The EU referendum has put renewed vigour into that fine old Tory MP Sir Nicholas Soames. The spectacle of Churchill’s grandson erupting in defence of David Cameron is like watching lava spew forth from a volcano you thought might be extinct. On the Daily Mail’s role in the referendum so far, he had this to say on his Twitter feed: “There is something so wonderfully reassuring about the chippiness and vitriol of @DailyMailUK almost French in its whining and whingeing.”

Trouble in Turkey

For a time it appeared that a new version of the film Midnight Express might be in the offing, featuring Glasgow East MP Natalie McGarry, who was questioned by police near Turkey’s border with Syria. They wanted to know why she was using her mobile phone near a checkpoint. After she explained that she was part of a delegation and was recording the sound of bombs dropping, they let her go.

Gender revisited

At the bottom of a feature in the online version of Time magazine about the 100 most-read female writers, there is this correction: “The original version of this story included Evelyn Waugh, who was a man.”

Playing the long name

I sometimes wonder whether Waugh could have invented a character as priceless as Jacob Rees-Mogg, Tory MP for Olde England. This week, he and his wife Helena, née Helena Anne Beatrix Wentworth Fitzwilliam de Chair, announced the joyful news of the birth of a son, who is to be christened Alfred Wulfric Leyson Pius Mogg.

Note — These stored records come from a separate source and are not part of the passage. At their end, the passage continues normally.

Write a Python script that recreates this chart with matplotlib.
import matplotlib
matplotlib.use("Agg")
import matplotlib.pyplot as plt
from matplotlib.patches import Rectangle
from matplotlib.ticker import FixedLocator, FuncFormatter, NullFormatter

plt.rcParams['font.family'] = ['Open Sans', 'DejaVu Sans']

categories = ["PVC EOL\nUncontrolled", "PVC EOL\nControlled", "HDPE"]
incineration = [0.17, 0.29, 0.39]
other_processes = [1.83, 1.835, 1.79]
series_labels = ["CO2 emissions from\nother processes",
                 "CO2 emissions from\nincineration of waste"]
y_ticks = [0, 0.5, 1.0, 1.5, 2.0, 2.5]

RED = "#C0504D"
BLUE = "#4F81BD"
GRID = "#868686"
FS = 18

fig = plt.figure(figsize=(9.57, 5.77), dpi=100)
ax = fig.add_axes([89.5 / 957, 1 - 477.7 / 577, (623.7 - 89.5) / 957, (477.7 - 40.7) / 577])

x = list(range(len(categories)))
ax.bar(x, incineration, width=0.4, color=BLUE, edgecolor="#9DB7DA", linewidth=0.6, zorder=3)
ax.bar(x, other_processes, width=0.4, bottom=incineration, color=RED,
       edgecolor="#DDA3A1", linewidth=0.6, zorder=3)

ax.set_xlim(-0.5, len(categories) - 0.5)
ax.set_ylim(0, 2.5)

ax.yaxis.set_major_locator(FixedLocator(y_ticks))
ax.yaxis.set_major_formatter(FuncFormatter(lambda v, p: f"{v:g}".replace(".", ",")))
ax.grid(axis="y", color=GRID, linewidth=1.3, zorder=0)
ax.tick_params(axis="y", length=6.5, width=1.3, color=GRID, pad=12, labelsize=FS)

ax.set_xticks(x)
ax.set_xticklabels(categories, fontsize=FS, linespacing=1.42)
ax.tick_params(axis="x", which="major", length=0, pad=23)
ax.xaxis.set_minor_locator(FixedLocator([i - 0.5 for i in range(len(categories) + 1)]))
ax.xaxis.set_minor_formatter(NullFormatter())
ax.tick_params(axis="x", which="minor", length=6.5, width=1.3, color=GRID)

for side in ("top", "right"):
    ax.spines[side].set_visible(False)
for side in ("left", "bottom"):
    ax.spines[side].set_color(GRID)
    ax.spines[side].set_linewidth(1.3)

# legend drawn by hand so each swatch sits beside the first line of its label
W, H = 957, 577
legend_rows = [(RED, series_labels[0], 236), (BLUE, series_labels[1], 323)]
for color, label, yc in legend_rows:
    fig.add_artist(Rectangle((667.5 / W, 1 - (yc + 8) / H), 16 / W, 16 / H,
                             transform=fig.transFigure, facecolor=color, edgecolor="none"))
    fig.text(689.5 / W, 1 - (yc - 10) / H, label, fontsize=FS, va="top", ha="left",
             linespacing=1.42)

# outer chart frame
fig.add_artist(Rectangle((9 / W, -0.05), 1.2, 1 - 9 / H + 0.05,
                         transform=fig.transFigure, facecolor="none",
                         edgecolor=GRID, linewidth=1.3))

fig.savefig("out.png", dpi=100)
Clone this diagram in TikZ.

You might wonder why. The answer is: Alfred, after Alfred the Great; Wulfric, after Saint Wulfric, the 12th-century anchorite and miracle worker who hailed from a village close to where the Rees-Moggs live; Leyson, after Louis Leyson Rees-Mogg, who was killed in the Gallipoli landings at the age of 25; and Pius, after Blessed Pope Pius IX, the longest-reigning elected pope and the last ruler of the papal states before the unification of Italy.

If the laddie ever meets the Queen, he could cite that line from a Paul Simon song: “I will call you Betty, and Betty when you call me, you can call me Al.”